Difficulty as a selling point?

Rian Quenlin 27 Oct

Etrian Odyssey, Rondo of Swords, and Dark Souls, all of them games notorious for their difficulty. What other games are popular and notoriously hard? I Wanna Be The Guy, Super Meat Boy, Touhou, La Mulana, Battletoads, and maybe Final Fantasy 12 and the Devil May Cry series. I’ve played all of these to completion at least once and the high degree of difficulty is what keeps me coming back.

Let me run some of these down. Etrian Odyssey, a traditional-style dungeon crawler published by Atlus, has an excellent soundtrack, and a very nice amount of character and monster designs. The gameplay? Very simple, input the commands, everyone takes their turns. The story? Very simple, nothing special at all. What however makes the EO series stand out is the high degree of difficulty with monsters that will rip you apart, and bosses that turn into a race of “Kill them before your extremely expensive healing items are used up”. Is the series popular despite its niche?

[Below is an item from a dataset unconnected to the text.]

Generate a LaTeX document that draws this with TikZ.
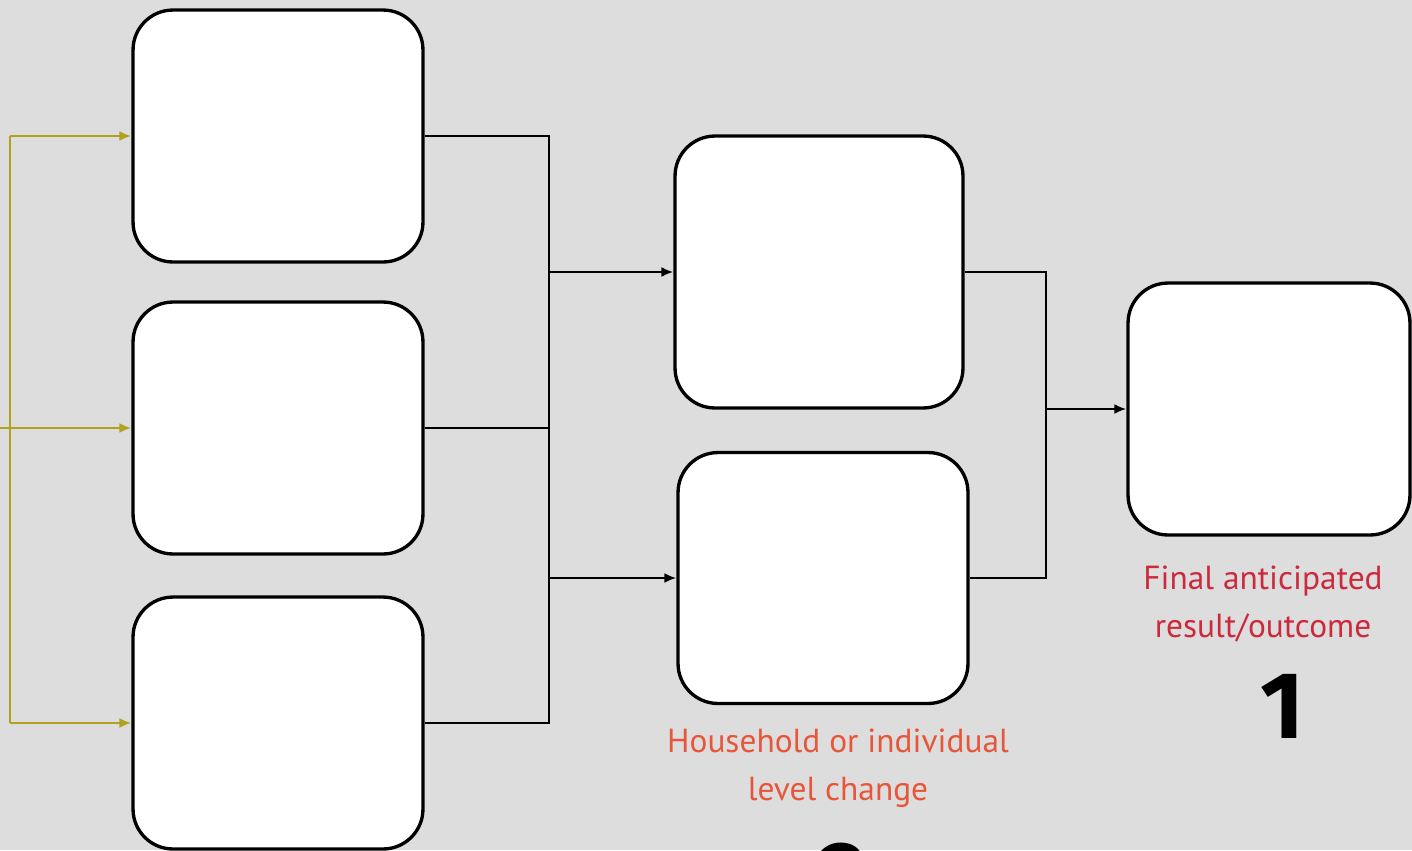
\documentclass[tikz,border=0pt]{standalone}
\usepackage{fontspec}
\setmainfont{PT Sans}
\newfontfamily\digitfont{Fira Sans}
\usetikzlibrary{positioning, arrows.meta}

\definecolor{slide}{RGB}{221,221,221}
\definecolor{feedline}{RGB}{176,162,28}
\definecolor{notered}{RGB}{232,86,58}
\definecolor{outred}{RGB}{204,42,60}

\tikzset{
	box/.style={draw, line width=1.9pt, fill=white, rounded corners=0.8cm,
		minimum width=5.8cm, minimum height=5.04cm},
	link/.style={line width=1.6pt},
	arrow/.style={link, -{Latex[length=2.4mm, width=2mm]}},
	feed/.style={draw=feedline, line width=1.5pt},
	feedarrow/.style={feed, -{Latex[length=2.4mm, width=2mm]}},
	note/.style={align=center, font=\fontsize{19}{27}\selectfont},
	stepno/.style={font=\digitfont\fontsize{54}{54}\selectfont\bfseries},
}

\begin{document}
\begin{tikzpicture}[x=0.02cm, y=-0.02cm]
	\fill[slide] (0,0) rectangle (1412,850);
	\useasboundingbox (0,0) rectangle (1412,850);

	% inputs
	\node[box] (a1) at (278,136) {};
	\node[box] (a2) at (278,428) {};
	\node[box] (a3) at (278,723) {};

	% household level
	\node[box, minimum width=5.76cm, minimum height=5.44cm] (b1) at (819,272) {};
	\node[box, minimum height=5.02cm] (b2) at (823,578) {};

	% outcome
	\node[box, minimum width=5.64cm] (c) at (1269,409) {};

	\coordinate (j0) at (10,0);
	\coordinate (j1) at (549,0);
	\coordinate (j2) at (1046,0);
	\coordinate (edge) at (0,428);

	% feeding lines on the left
	\draw[feed] (j0 |- a1.west) -- (j0 |- a3.west);
	\draw[feed] (edge) -- (j0 |- a2.west);
	\draw[feedarrow] (j0 |- a1.west) -- (a1.west);
	\draw[feedarrow] (j0 |- a2.west) -- (a2.west);
	\draw[feedarrow] (j0 |- a3.west) -- (a3.west);

	% inputs -> household level
	\draw[link] (a1.east) -| (j1 |- a3.east) -- (a3.east);
	\draw[link] (a2.east) -- (j1 |- a2.east);
	\draw[arrow] (j1 |- b1.west) -- (b1.west);
	\draw[arrow] (j1 |- b2.west) -- (b2.west);

	% household level -> outcome
	\draw[link] (b1.east) -| (j2 |- b2.east) -- (b2.east);
	\draw[arrow] (j2 |- c.west) -- (c.west);

	\node[note, text=notered] (lvl) at (838,768) {Household or individual\\level change};
	\node[note, text=outred] (fin) at (1263,604) {Final anticipated\\result/outcome};
	\node[stepno] (n1) at (1282,706) {1};
	\node[stepno] (n2) at (843,876) {2};
\end{tikzpicture}
\end{document}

It is, getting increasingly-better scores with each entry, with the third having 9/9/8/9 from Famitsu despite being, in the end, a very simple game series in the modern era.

Rondo of Swords, a turn-based strategy game that has an element completely different from most games of the genre, and that is the ability to attack multiple opponents on a single move. The difficulty is in both the AI and their ability to attack multiple targets at once on their turn, meaning advancing too closely to the enemy can have disastrous consequences as each party member is assaulted. The gameplay itself is interesting, but lackluster, but at the same time has a level of cult popularity because of its extremely high difficulty putting off many gamers. Though it got average to good reviews, and heavy criticism of its difficulty, there was a good degree of agreement that the level of accomplishment from when you finally beat a level was worth the effort.

Those are two examples of games that are not as deep as most JRPGs, or have gripping storylines, or many battles on an epic scale, however, anyone who has played the recent Dark Souls will know that it’s a very difficult and very challenging game, one that will make you strengthen your belief in a higher power when you find a small edge. Despite its high reviews, the game has a handful of bugs, collision errors in spades, and some downright BS levels of difficulty, but the high level of challenge the game provides keeps the gamers coming back and adamant to finish off the monstrosity between them and their goal, breaking out champagne when they finally beat it.

I’m a gamer who has been playing since the early 90s, and let me tell you, games of that era were quite brutal in not telling you exactly what to do for most of the era, and some design ideas would make your jaws drop in appallment, such as a monster in the first dungeon that randomly appears near a key item capable of doing heavy damage on its turn, every turn, to everyone, and they appear in pairs. Those who grew up on the NES had it worse. It can be debated for pages at a time on a forum whenever some of the difficulties were poor design choices or outright sadism.

Games that are a genuine challenge seem to get a much more different kind of following than easier ones. I used to be quite a wimp when it came to games, and abused cheats to where I had gained enlightenment to how a game works internally. Now, I find that I’ve lost interest in many games that I have because I find them too easy (without cheating mind you), and when I go back to them, I decide to do them without leveling up, only using initial equipment, or putting on more outlandish restrictions on myself to slake my thirst. Games of this modern era have often been criticized for being too easy or being outright accused of holding the player’s hand all the way through.

The games I mentioned at the start of the article all have one thing in common: They are bastard hard, also called Nintendo Hard due to the sheer difficulty of old Nintendo games. Another thing they have in common is that you have either heard of them, or played them. The advantage of a game with high difficulty is the length of time it takes to complete. If someone completes a game within a few days, they’ll probably trade it in at Gamestop for another one, someone will pick it up used, and it has passed through many hands. Even though the opinion of piracy’s effects on the loss of sales can be debated, used games is not debatable.

I think that with Dark Souls’ popularity along with the high ratings of the Etrian Odyssey series’ latest entry, we’ll be seeing more games with ever-increasing degrees of difficulty trying to one-up another, creating games where an entire battle has to be planned out from the start, and the tactics not being a mere afterthought on the part of the player when he realizes that he’s up against a challenging foe. Games where you accomplish something and do the Guru Dance of Joy and the victory cry of your people.